Personal information
- Full name: David Starbuck
- Date of birth: 12 June 1950 (age 74)
- Place of birth: Melbourne, Victoria, Australia
- Original team(s): Pascoe Vale
- Height: 180 cm (5 ft 11 in)
- Weight: 71 kg (157 lb)
- Position(s): Wing

Playing career^{1}
- Years: Club / Games (Goals)
- 1970–71: Essendon / 13 (2)
- ^{1} Playing statistics correct to the end of 1971.

= David Starbuck =

Australian rules footballer

David Starbuck (born 12 June 1950) is a former Australian rules footballer who played for Essendon in the Victorian Football League (VFL).

Starbuck was recruited to Essendon from Pascoe Vale, a team he played under 19s with. A wingman, Starbuck played in a reserves premiership for Essendon in 1968 and, in the same year, came second in the Morrish Medal – awarded to the best and fairest player in the VFL under 19s competition – behind Paul Callery of Melbourne.

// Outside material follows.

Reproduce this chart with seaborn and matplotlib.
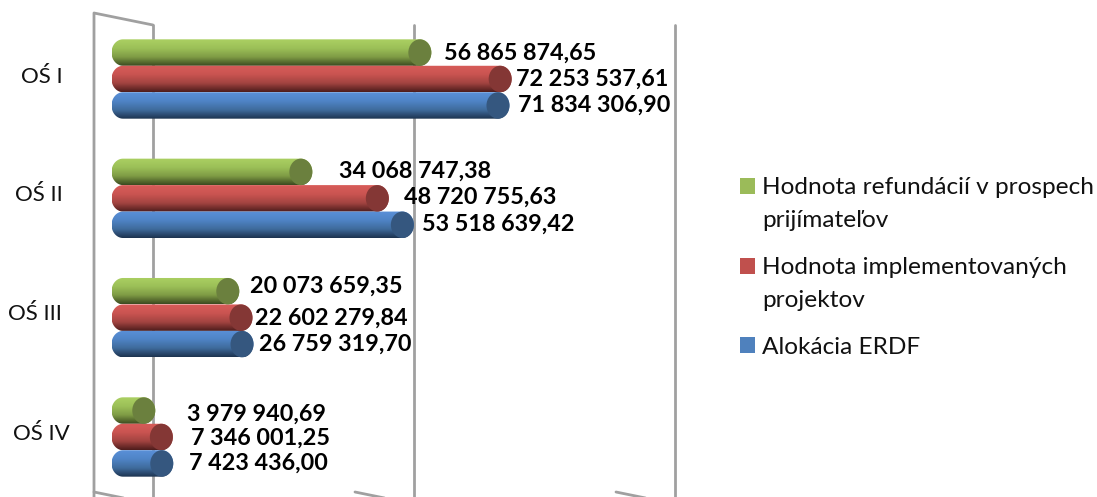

He made his senior debut in round 6, 1970, and went on to play seven total games that season. Starbuck played six further games in 1971 and he kicked the only two goals of his senior VFL career in what was to be his last game, a round 22 loss to Fitzroy.

Following his departure from Essendon, Starbuck went to play for Coburg in the Victorian Football Association from 1972 to 1973. Subsequent to that he played for various local clubs, including Romsey (1974), his original team Pascoe Vale (1975–79), Reservoir-Lakeside (1980–82) and Woodend (1983–84).